Premiered at Cannes’ Filmmakers Fortnight, Abigail is a work of great importance in Latin America that has barely seen in Europe. Memory, traditions and Afro-Amazonian rites are the essence of directors Isabel Peroni and Valentina Homem’s film; the Australian Slapper is released in Europe at this festival after its run at Sundance. In it, Schroder creates the fiction of a universe worthy of Minervini where she shifts the Trump voter for the Aussie suburban; the Belgian-Vietnamese No’i is a pleasant surprise of the Belgian school, awarded at Winterthur, a film of observation with huge discoveries; the German Call of Cuteness gathers funny online videos sifted through with its young director’s animation, recently arrived from the Berlinale.
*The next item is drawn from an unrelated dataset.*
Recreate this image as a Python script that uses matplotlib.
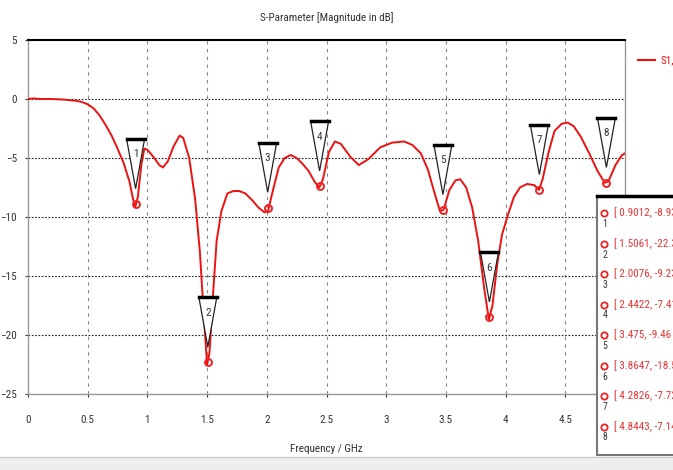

A sinister look to the cat world and its online legions of fans; The Cuban Duel is a disturbing piece about dreams and the monsters that haunt a young boy; the clash in Sierra Maestra between the material and immaterial, reality and fantasy in the life of a boy and his mother; and, finally, The Painted Calf, by David Pantaleón, a Las Palmas de Gran Canaria Film Festival’s veteran who gives us a new biblical image with echoes from the Canarian society and folklore.
The screenings 2 and 3 of this selection of films coordinated for a second year in a row by José Cabrera will be on Wednesday and Thursday, April 5 and 6, respectively. They are titles produced in twenty countries from five continents that, as the official feature film section shows, reflect the thorough global search carried out by the festival. Among them, there are two Spanish works, a coproduction with Holland, The I Mine (Emilio Moreno, Spain, Holland, 2017, 27’) and a Canarian one -included in the first screening, The Painted Calf.
This edition’s short film programming keeps on betting on a cinema that entails a formal stylistic risk and on an unusual introduction to contents already varied. Each screening is proof of the current short films’ diverse reality, with essential elements to reinterpret our own reality. It is the filmmakers’ intuition, who deconstruct the film language discourse to reformulate narratives from a unique point of view. We shall find, among the selected works, tributes to outlawed genres, complex political discourses, returns to a lost spirituality, otherness’ beautiful depictions, panegyrics to memory, binary migrations or philosophical lessons.